> Given exercise
Make an exact copy of all the material below, apart from the pictures.

> Information supplied
* begin *

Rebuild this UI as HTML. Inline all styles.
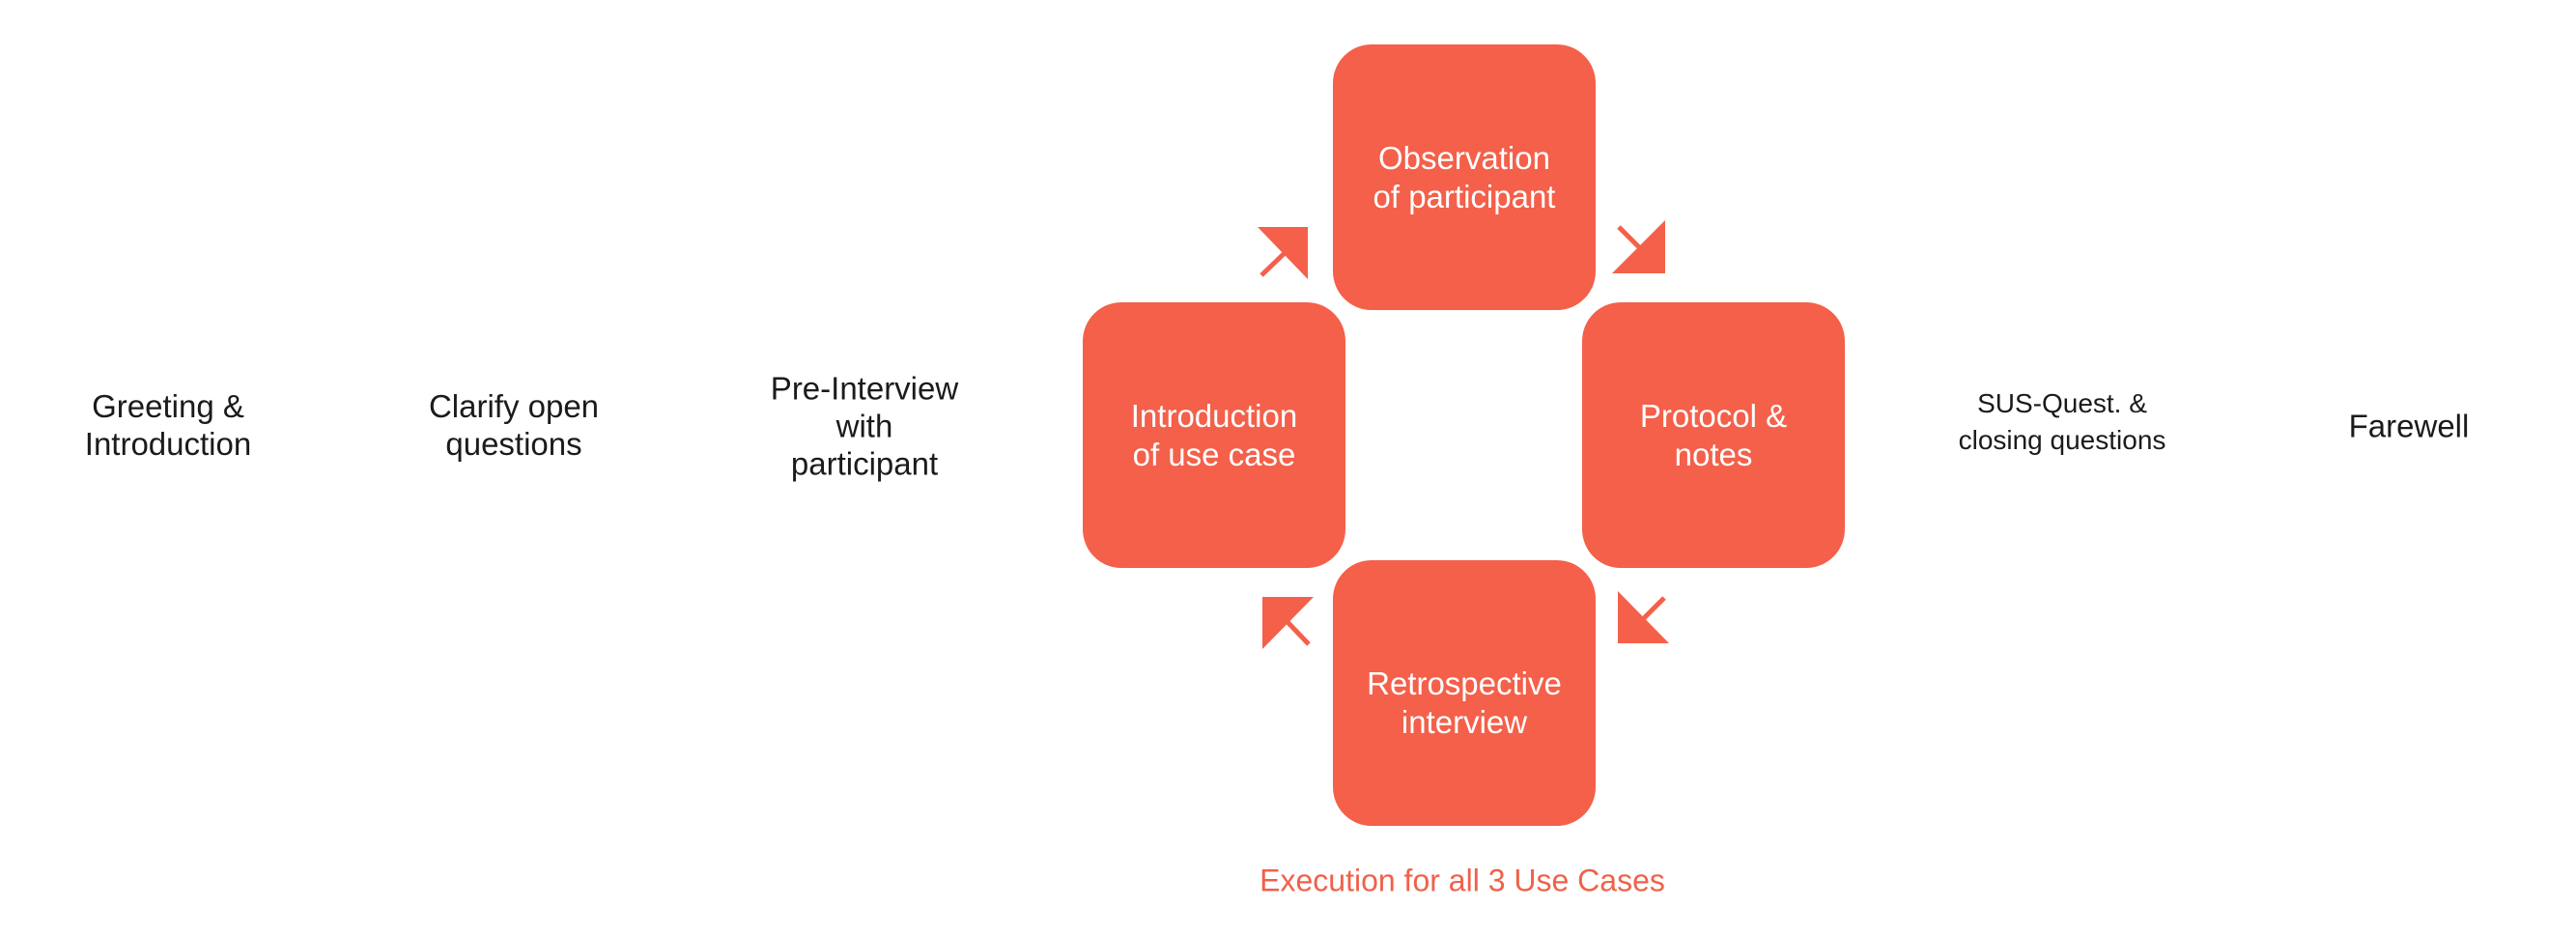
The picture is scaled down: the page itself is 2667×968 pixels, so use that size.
<!DOCTYPE html>
<html><head><meta charset="utf-8"><style>
html,body{margin:0;padding:0;background:#fff;}
body{width:2667px;height:968px;position:relative;overflow:hidden;font-family:"Liberation Sans",sans-serif;}
.t{position:absolute;transform:translate(-50%,-50%);text-align:center;color:#1b1b1b;font-size:33px;line-height:39px;white-space:nowrap;}
.b{position:absolute;background:#f4604a;border-radius:40px;width:272px;height:275px;display:flex;align-items:center;justify-content:center;color:#fff;font-size:33px;line-height:40px;text-align:center;}
</style></head><body>
<div class="t" style="left:174px;top:440px;">Greeting &amp;<br>Introduction</div>
<div class="t" style="left:532px;top:440px;">Clarify open<br>questions</div>
<div class="t" style="left:895px;top:441px;">Pre-Interview<br>with<br>participant</div>
<div class="t" style="left:2135px;top:437px;font-size:28px;line-height:38px;">SUS-Quest. &amp;<br>closing questions</div>
<div class="t" style="left:2494px;top:441px;">Farewell</div>
<div class="t" style="left:1514px;top:912px;color:#f0614a;font-size:32px;">Execution for all 3 Use Cases</div>

<div class="b" style="left:1380px;top:46px;">Observation<br>of participant</div>
<div class="b" style="left:1121px;top:313px;">Introduction<br>of use case</div>
<div class="b" style="left:1638px;top:313px;">Protocol &amp;<br>notes</div>
<div class="b" style="left:1380px;top:580px;padding-top:20px;box-sizing:border-box;">Retrospective<br>interview</div>

<svg width="2667" height="968" style="position:absolute;left:0;top:0;" xmlns="http://www.w3.org/2000/svg">
<g fill="#f4604a" stroke="#f4604a" stroke-width="5">
<polygon points="1302,235 1354,235 1354,289" stroke="none"/>
<line x1="1331" y1="261" x2="1306" y2="285"/>
<polygon points="1724,228 1724,283 1669,283" stroke="none"/>
<line x1="1676" y1="235" x2="1699" y2="258"/>
<polygon points="1675,612 1675,666 1728,666" stroke="none"/>
<line x1="1723" y1="619" x2="1700" y2="642"/>
<polygon points="1307,618 1360,618 1307,672" stroke="none"/>
<line x1="1333" y1="644" x2="1355" y2="667"/>
</g>
</svg>
</body></html>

* end *

> Response to this exercise
Rebuild this UI as HTML. Inline all styles.
The picture is scaled down: the page itself is 2667×968 pixels, so use that size.
<!DOCTYPE html>
<html><head><meta charset="utf-8"><style>
html,body{margin:0;padding:0;background:#fff;}
body{width:2667px;height:968px;position:relative;overflow:hidden;font-family:"Liberation Sans",sans-serif;}
.t{position:absolute;transform:translate(-50%,-50%);text-align:center;color:#1b1b1b;font-size:33px;line-height:39px;white-space:nowrap;}
.b{position:absolute;background:#f4604a;border-radius:40px;width:272px;height:275px;display:flex;align-items:center;justify-content:center;color:#fff;font-size:33px;line-height:40px;text-align:center;}
</style></head><body>
<div class="t" style="left:174px;top:440px;">Greeting &amp;<br>Introduction</div>
<div class="t" style="left:532px;top:440px;">Clarify open<br>questions</div>
<div class="t" style="left:895px;top:441px;">Pre-Interview<br>with<br>participant</div>
<div class="t" style="left:2135px;top:437px;font-size:28px;line-height:38px;">SUS-Quest. &amp;<br>closing questions</div>
<div class="t" style="left:2494px;top:441px;">Farewell</div>
<div class="t" style="left:1514px;top:912px;color:#f0614a;font-size:32px;">Execution for all 3 Use Cases</div>

<div class="b" style="left:1380px;top:46px;">Observation<br>of participant</div>
<div class="b" style="left:1121px;top:313px;">Introduction<br>of use case</div>
<div class="b" style="left:1638px;top:313px;">Protocol &amp;<br>notes</div>
<div class="b" style="left:1380px;top:580px;padding-top:20px;box-sizing:border-box;">Retrospective<br>interview</div>

<svg width="2667" height="968" style="position:absolute;left:0;top:0;" xmlns="http://www.w3.org/2000/svg">
<g fill="#f4604a" stroke="#f4604a" stroke-width="5">
<polygon points="1302,235 1354,235 1354,289" stroke="none"/>
<line x1="1331" y1="261" x2="1306" y2="285"/>
<polygon points="1724,228 1724,283 1669,283" stroke="none"/>
<line x1="1676" y1="235" x2="1699" y2="258"/>
<polygon points="1675,612 1675,666 1728,666" stroke="none"/>
<line x1="1723" y1="619" x2="1700" y2="642"/>
<polygon points="1307,618 1360,618 1307,672" stroke="none"/>
<line x1="1333" y1="644" x2="1355" y2="667"/>
</g>
</svg>
</body></html>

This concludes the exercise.